In its ruling, the EU Commission concluded that Meta holds a dominant position in social networking within the EEA and in the national markets for online display advertising on social media. Based on this assessment, the Commission set the fine after weighing factors like the duration and gravity of the infringement and the turnover specifically generated by Facebook Marketplace. The calculation also considered Meta’s total revenue, which is substantial given the company’s global operations, to ensure the penalty serves as an effective deterrent.
Meta has announced its intention to appeal the decision, arguing that its actions do not stifle competition. The company has pointed out that user-driven marketplaces already existed on Facebook before the official launch of Marketplace in 2016, and these community-led groups served as a natural extension for buy-and-sell interactions within the platform. Meta asserts that its Marketplace merely formalized a user demand that was already evident, rather than creating an artificial monopoly. It also argues that local marketplaces in Europe continue to thrive despite the availability of Facebook Marketplace, indicating that its platform has not eroded competition as the EU Commission claims.
Meta also raised the point that the EU’s stance may reflect a desire to protect incumbent businesses rather than allowing fair competition and innovation to shape the market. EU competition laws aim to protect consumers and the competitive process but not to uphold existing market positions that might resist innovative changes. Meta’s appeal will likely highlight these perspectives, questioning whether the EU’s ruling fully considers the dynamic nature of digital platforms and user preferences.

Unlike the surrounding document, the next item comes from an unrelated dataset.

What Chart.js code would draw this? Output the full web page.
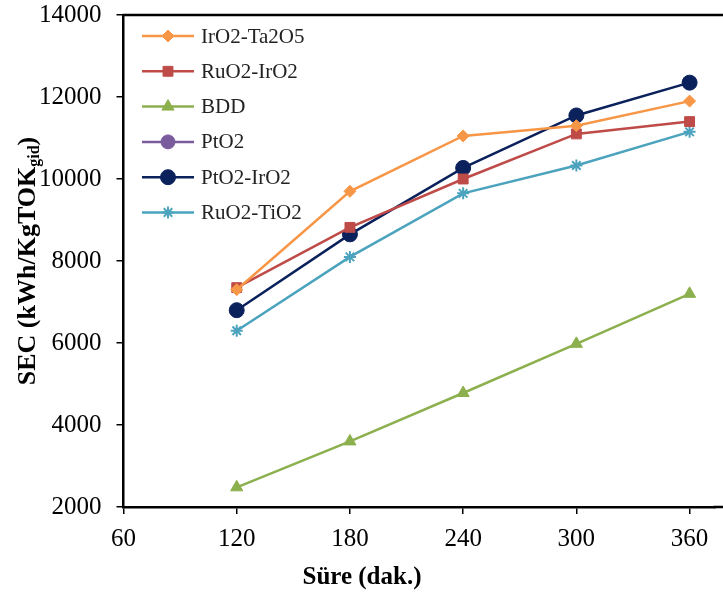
<!DOCTYPE html>
<html>
<head>
<meta charset="utf-8">
<script src="https://cdn.jsdelivr.net/npm/chart.js@4.4.0/dist/chart.umd.min.js"></script>
<style>
  html, body { margin: 0; padding: 0; background: #fff; overflow: hidden; }
  canvas { display: block; }
</style>
</head>
<body>
<canvas id="sec" width="723" height="597"></canvas>
<script>
// electrolysis time (min) and specific energy consumption per electrode
const sure = [120, 180, 240, 300, 360];
const xTicks = [60, 120, 180, 240, 300, 360];
const irTa = [7300, 9700, 11050, 11300, 11900];
const ruIr = [7350, 8820, 10000, 11100, 11400];
const bdd = [2480, 3600, 4780, 5980, 7200];
const pt = [];
const ptIr = [6800, 8650, 10270, 11550, 12350];
const ruTi = [6300, 8100, 9650, 10330, 11150];

const serif = '"Liberation Serif", "Times New Roman", serif';

function pts(arr) {
    return arr.map((v, i) => ({ x: sure[i], y: v }));
}

const series = [
    { label: 'IrO2-Ta2O5', data: irTa, color: '#F79646', style: 'rectRot', r: 6 },
    { label: 'RuO2-IrO2', data: ruIr, color: '#BE4B48', style: 'rect', r: 7 },
    { label: 'BDD', data: bdd, color: '#8DB04E', style: 'triangle', r: 7 },
    { label: 'PtO2', data: pt, color: '#7A5C9E', style: 'circle', r: 7 },
    { label: 'PtO2-IrO2', data: ptIr, color: '#0B215C', style: 'circle', r: 7.5 },
    { label: 'RuO2-TiO2', data: ruTi, color: '#4BA3BE', style: 'star', r: 6 }
];

// frame lines, x tick labels, legend inside the plot, axis titles
const extras = {
    id: 'extras',
    afterDraw(chart) {
        const c = chart.ctx;
        const area = chart.chartArea;
        const xs = chart.scales.x;
        c.save();
        c.strokeStyle = '#000';
        c.lineWidth = 2.5;
        c.beginPath();
        c.moveTo(area.left - 1, area.top);
        c.lineTo(chart.width, area.top);
        c.moveTo(area.right - 1, area.bottom);
        c.lineTo(chart.width, area.bottom);
        c.stroke();

        c.fillStyle = '#000';
        c.font = '25px ' + serif;
        c.textAlign = 'center';
        c.textBaseline = 'middle';
        xTicks.forEach(v => c.fillText(String(v), xs.getPixelForValue(v), area.bottom + 32));

        series.forEach((s, i) => {
            const y = 36 + i * 35.3;
            c.strokeStyle = s.color;
            c.lineWidth = 2.5;
            c.beginPath();
            c.moveTo(142, y);
            c.lineTo(194, y);
            c.stroke();
            c.fillStyle = s.color;
            c.lineWidth = s.style === 'star' ? 2 : 1;
            Chart.helpers.drawPoint(c, { pointStyle: s.style, radius: s.r, borderWidth: c.lineWidth }, 168, y);
            c.fillStyle = '#222';
            c.font = '21px ' + serif;
            c.textBaseline = 'middle';
            c.textAlign = 'left';
            c.fillText(s.label, 201, y + 1);
        });

        c.fillStyle = '#000';
        c.font = 'bold 25px ' + serif;
        c.textAlign = 'center';
        c.textBaseline = 'middle';
        c.fillText('Süre (dak.)', 362, 578);

        c.translate(35, 261);
        c.rotate(-Math.PI / 2);
        c.textBaseline = 'alphabetic';
        const a = 'SEC (kWh/KgTOK', sub = 'gid', b = ')';
        c.font = 'bold 26px ' + serif;
        const wa = c.measureText(a).width, wb = c.measureText(b).width;
        c.font = 'bold 16px ' + serif;
        const ws = c.measureText(sub).width;
        let x = -(wa + ws + wb) / 2;
        c.textAlign = 'left';
        c.font = 'bold 26px ' + serif;
        c.fillText(a, x, 0);
        c.font = 'bold 16px ' + serif;
        c.fillText(sub, x + wa, 4);
        c.font = 'bold 26px ' + serif;
        c.fillText(b, x + wa + ws, 0);
        c.restore();
    }
};

new Chart(document.getElementById('sec'), {
    type: 'line',
    data: {
        datasets: series.map(s => ({
            label: s.label,
            data: pts(s.data),
            borderColor: s.color,
            backgroundColor: s.color,
            pointStyle: s.style,
            pointRadius: s.r,
            pointBorderWidth: s.style === 'star' ? 2 : 1,
            borderWidth: 2.5,
            tension: 0
        }))
    },
    options: {
        responsive: false,
        animation: false,
        layout: { padding: { top: 15, right: 8, left: 0, bottom: 0 } },
        plugins: { legend: { display: false }, tooltip: { enabled: false } },
        scales: {
            x: {
                type: 'linear',
                min: 60,
                max: 373.2,
                afterBuildTicks: s => { s.ticks = xTicks.map(v => ({ value: v })); },
                afterFit: s => { s.height = 90; s.paddingLeft = 0; s.paddingRight = 0; },
                grid: { drawOnChartArea: false, color: '#000', tickLength: 7, lineWidth: 1.5 },
                border: { color: '#000', width: 2.5 },
                ticks: { display: false }
            },
            y: {
                min: 2000,
                max: 14000,
                afterFit: s => { s.width = 123.5; s.paddingTop = 0; s.paddingBottom = 0; },
                grid: { drawOnChartArea: false, color: '#000', tickLength: 7, lineWidth: 1.5 },
                border: { color: '#000', width: 2.5 },
                ticks: { stepSize: 2000, color: '#000', font: { family: serif, size: 25 }, padding: 15, callback: v => String(v) }
            }
        }
    },
    plugins: [extras]
});
</script>
</body>
</html>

The EU’s ruling against Meta is part of a broader trend, with regulators increasingly scrutinizing large tech companies for anti-competitive practices. This fine follows similar actions by the EU against other tech giants in recent years, as the Commission seeks to hold platforms accountable and ensure a competitive digital landscape. The case raises questions about the future of Facebook Marketplace in Europe and how Meta may need to adjust its operations to comply with EU regulations. Depending on the appeal’s outcome, this could lead to significant changes for Meta’s services across Europe and possibly influence other regions as well. For now, Meta must work to address the EU’s concerns, with potential implications for its marketplace model moving forward.